====== Supplied data

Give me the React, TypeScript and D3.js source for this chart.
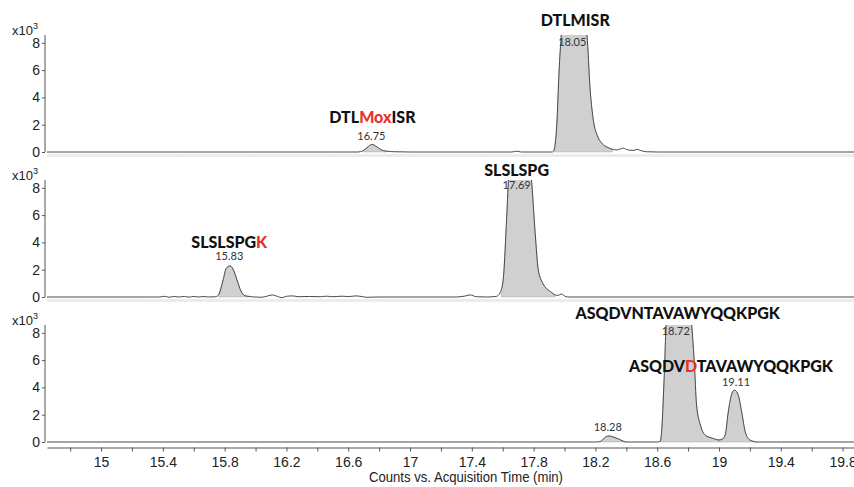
import React, { useRef, useEffect } from "react";
import * as d3 from "d3";

// chromatogram traces: [acquisition time (min), counts (x10^3)]
const traceDTLMISR: [number, number][] = [
  [14.65, 0], [15.5, 0], [16.0, 0], [16.5, 0], [16.66, 0], [16.7, 0.12], [16.73, 0.4],
  [16.755, 0.56], [16.78, 0.42], [16.81, 0.18], [16.85, 0.06], [16.9, 0.02], [17.0, 0],
  [17.5, 0], [17.66, 0], [17.69, 0.06], [17.72, 0], [17.92, 0], [17.932, 0.15],
  [17.949, 1.84], [17.966, 6.2], [17.982, 9.0], [18.0, 11], [18.05, 12.5], [18.1, 11.5],
  [18.13, 9.5], [18.146, 8.5], [18.165, 4.73], [18.184, 2.55], [18.217, 1.09],
  [18.245, 0.6], [18.275, 0.36], [18.31, 0.2], [18.34, 0.15], [18.36, 0.22], [18.38, 0.28],
  [18.41, 0.15], [18.45, 0.12], [18.47, 0.2], [18.49, 0.12], [18.53, 0.02], [18.6, 0],
  [19.874, 0],
];

const traceSLSLSPG: [number, number][] = [
  [14.65, 0], [15.3, 0], [15.38, 0], [15.41, 0.05], [15.44, -0.02], [15.47, 0.04],
  [15.5, 0], [15.54, 0.04], [15.57, -0.01], [15.6, 0.04], [15.63, 0], [15.66, 0.03],
  [15.7, 0], [15.74, 0.02], [15.76, 0.15], [15.79, 1.25], [15.81, 2.1], [15.835, 2.28],
  [15.86, 1.9], [15.88, 1.25], [15.905, 0.45], [15.93, 0.1], [15.96, 0.04], [15.99, 0],
  [16.04, -0.02], [16.08, 0.08], [16.11, 0.15], [16.14, 0.05], [16.17, -0.05],
  [16.2, 0.05], [16.24, 0.08], [16.28, 0.02], [16.35, 0.04], [16.42, 0.02], [16.46, 0.06],
  [16.5, 0.02], [16.56, 0.06], [16.6, 0.03], [16.65, 0.08], [16.69, 0.03], [16.72, -0.02],
  [16.8, 0], [17.3, 0], [17.36, 0.08], [17.39, 0.15], [17.43, 0.02], [17.5, 0],
  [17.56, 0.05], [17.59, 0.5], [17.605, 1.5], [17.626, 5.9], [17.64, 9], [17.7, 12],
  [17.76, 10], [17.785, 8.7], [17.81, 4.7], [17.83, 2.0], [17.86, 1.0], [17.91, 0.39],
  [17.94, 0.15], [17.96, 0.12], [17.98, 0.22], [18.0, 0.08], [18.02, 0], [19.874, 0],
];

const traceASQDV: [number, number][] = [
  [14.65, 0], [18.2, 0], [18.23, 0.03], [18.25, 0.2], [18.27, 0.4], [18.29, 0.44],
  [18.32, 0.35], [18.35, 0.22], [18.38, 0.06], [18.4, 0], [18.6, 0], [18.62, 0.05],
  [18.63, 1.0], [18.645, 4.7], [18.66, 9.0], [18.72, 12.5], [18.79, 11], [18.82, 9],
  [18.84, 5.86], [18.855, 2.7], [18.88, 1.24], [18.91, 0.51], [18.96, 0.27], [19.0, 0.15],
  [19.02, 0.2], [19.04, 0.51], [19.06, 2.2], [19.08, 3.43], [19.1, 3.8], [19.125, 3.43],
  [19.147, 2.2], [19.17, 0.75], [19.2, 0.15], [19.25, 0], [19.874, 0],
];

// integrated peak windows (min)
const windowsDTLMISR = [[16.68, 16.88], [17.93, 18.31]];
const windowsSLSLSPG = [[15.75, 15.97], [17.57, 17.95]];
const windowsASQDV = [[18.23, 18.4], [18.62, 19.0], [19.0, 19.25]];

// peak annotations: retention time, name pieces [text, modified?]
const rtDTLMISR = [16.75, 18.05];
const rtSLSLSPG = [15.83, 17.69];
const rtASQDV = [18.28, 18.72, 19.11];
const namesDTLMISR: [string, boolean][][] = [
  [["DTL", false], ["Mox", true], ["ISR", false]],
  [["DTLMISR", false]],
];
const namesSLSLSPG: [string, boolean][][] = [
  [["SLSLSPG", false], ["K", true]],
  [["SLSLSPG", false]],
];
const namesASQDV: [string, boolean][][] = [
  [],
  [["ASQDVNTAVAWYQQKPGK", false]],
  [["ASQDV", false], ["D", true], ["TAVAWYQQKPGK", false]],
];

const yTicks = [0, 2, 4, 6, 8];
const xTicks = [14.8, 15, 15.2, 15.4, 15.6, 15.8, 16, 16.2, 16.4, 16.6, 16.8, 17, 17.2, 17.4,
  17.6, 17.8, 18, 18.2, 18.4, 18.6, 18.8, 19, 19.2, 19.4, 19.6, 19.8];
const xTickLabels = [15, 15.4, 15.8, 16.2, 16.6, 17, 17.4, 17.8, 18.2, 18.6, 19, 19.4, 19.8];

// layout for the labels (offset from panel zero line, px)
const labelLayout = [
  { rtDy: [-15.5, -110], nameDy: [-35, -132], nameDx: [1, 3] },
  { rtDy: [-40.5, -111.5], nameDy: [-54.5, -126.5], nameDx: [0, 0] },
  { rtDy: [-15, -111, -60], nameDy: [0, -128.5, -76], nameDx: [0, 2, -5] },
];

const App = () => {
  const svgRef = useRef<SVGSVGElement>(null);

  useEffect(() => {
    const svg = d3.select(svgRef.current);
    svg.selectAll("*").remove();

    const x = d3.scaleLinear().domain([14.65, 19.874]).range([47, 854]);
    const zeros = [152, 297, 442];
    const traces = [traceDTLMISR, traceSLSLSPG, traceASQDV];
    const windows = [windowsDTLMISR, windowsSLSLSPG, windowsASQDV];
    const rts = [rtDTLMISR, rtSLSLSPG, rtASQDV];
    const names = [namesDTLMISR, namesSLSLSPG, namesASQDV];
    const axisFont = "'Liberation Sans', Arial, sans-serif";
    const peakFont = "Lato, 'Open Sans', sans-serif";

    zeros.forEach((zero, i) => {
      const y = d3.scaleLinear().domain([0, 8]).range([zero, zero - 109.2]);
      const top = zero - 117;
      const g = svg.append("g");

      // light panel border below the baseline
      if (i < 2) {
        g.append("rect").attr("x", 47).attr("y", zero + 2).attr("width", 807)
          .attr("height", 3).attr("fill", "#ececec");
      }

      const clipId = `clip${i}`;
      svg.append("clipPath").attr("id", clipId).append("rect")
        .attr("x", 47).attr("y", top).attr("width", 807).attr("height", zero + 3 - top);

      const area = d3.area<[number, number]>()
        .x((d) => x(d[0])).y0(y(0)).y1((d) => y(d[1]))
        .curve(d3.curveMonotoneX);
      const line = d3.line<[number, number]>()
        .x((d) => x(d[0])).y((d) => y(d[1]))
        .curve(d3.curveMonotoneX);

      const plot = g.append("g").attr("clip-path", `url(#${clipId})`);
      plot.selectAll(".peak")
        .data(windows[i])
        .join("path")
        .attr("class", "peak")
        .attr("d", (w) => area(traces[i].filter((d) => d[0] >= w[0] - 1e-9 && d[0] <= w[1] + 1e-9)))
        .attr("fill", "#d0d0d0")
        .attr("stroke", "#9a9a9a")
        .attr("stroke-width", 0.4);
      plot.append("path")
        .attr("d", line(traces[i]))
        .attr("fill", "none")
        .attr("stroke", "#4a4a4a")
        .attr("stroke-width", 1);

      // y axis
      const yAxis = d3.axisLeft(y).tickValues(yTicks).tickSize(3).tickPadding(2).tickSizeOuter(0);
      const ya = g.append("g").attr("transform", "translate(45,0)").call(yAxis);
      ya.select(".domain").remove();
      ya.selectAll("line").attr("stroke", "#555");
      ya.selectAll("text").attr("font-family", axisFont).attr("font-size", 14).attr("fill", "#222");
      g.append("line").attr("x1", 45).attr("x2", 45).attr("y1", top).attr("y2", zero)
        .attr("stroke", "#555");
      const mult = g.append("text").attr("x", 12).attr("y", top)
        .attr("font-family", axisFont).attr("font-size", 13).attr("fill", "#222");
      mult.append("tspan").text("x10");
      mult.append("tspan").attr("dy", -6).attr("font-size", 9).text("3");

      // annotations
      const lay = labelLayout[i];
      rts[i].forEach((rt, k) => {
        g.append("text")
          .attr("x", x(rt))
          .attr("y", zero + lay.rtDy[k])
          .attr("dy", "0.35em")
          .attr("text-anchor", "middle")
          .attr("font-family", peakFont)
          .attr("font-size", 11)
          .attr("fill", "#333")
          .text(rt.toFixed(2));
        const parts = names[i][k];
        if (parts.length) {
          const t = g.append("text")
            .attr("x", x(rt) + lay.nameDx[k])
            .attr("y", zero + lay.nameDy[k])
            .attr("dy", "0.35em")
            .attr("text-anchor", "middle")
            .attr("font-family", peakFont)
            .attr("font-weight", 900)
            .attr("font-size", 16)
            .attr("fill", "#111");
          t.selectAll("tspan")
            .data(parts)
            .join("tspan")
            .attr("fill", (p) => (p[1] ? "#e8322b" : "#111"))
            .text((p) => p[0]);
        }
      });
    });

    // x axis
    const xAxis = d3.axisBottom(x).tickValues(xTicks).tickSize(4).tickPadding(6).tickSizeOuter(0)
      .tickFormat((d) => (xTickLabels.some((v) => Math.abs(v - +d) < 1e-6) ? String(d) : ""));
    const xa = svg.append("g").attr("transform", "translate(0,447.5)").call(xAxis);
    xa.select(".domain").attr("stroke", "#555");
    xa.selectAll("line").attr("stroke", "#555");
    xa.selectAll("text").attr("font-family", axisFont).attr("font-size", 14).attr("fill", "#222")
      .attr("transform", function () {
        const el = this as SVGTextElement;
        return `translate(${0},0)`;
      });

    svg.append("text")
      .attr("x", 466)
      .attr("y", 477)
      .attr("dy", "0.35em")
      .attr("text-anchor", "middle")
      .attr("font-family", axisFont)
      .attr("font-size", 14)
      .attr("fill", "#222")
      .attr("textLength", 194)
      .attr("lengthAdjust", "spacingAndGlyphs")
      .text("Counts vs. Acquisition Time (min)");
  }, []);

  return (
    <svg
      ref={svgRef}
      width={854}
      height={487}
      style={{ position: "absolute", left: 0, top: 0, background: "#fff" }}
    />
  );
};

export default App;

============

Return the material line for line, from its beginning to the line that contains "import * as", with the pictures left out.

## Answer to this problem:
Give me the React, TypeScript and D3.js source for this chart.
import React, { useRef, useEffect } from "react";
import * as d3 from "d3";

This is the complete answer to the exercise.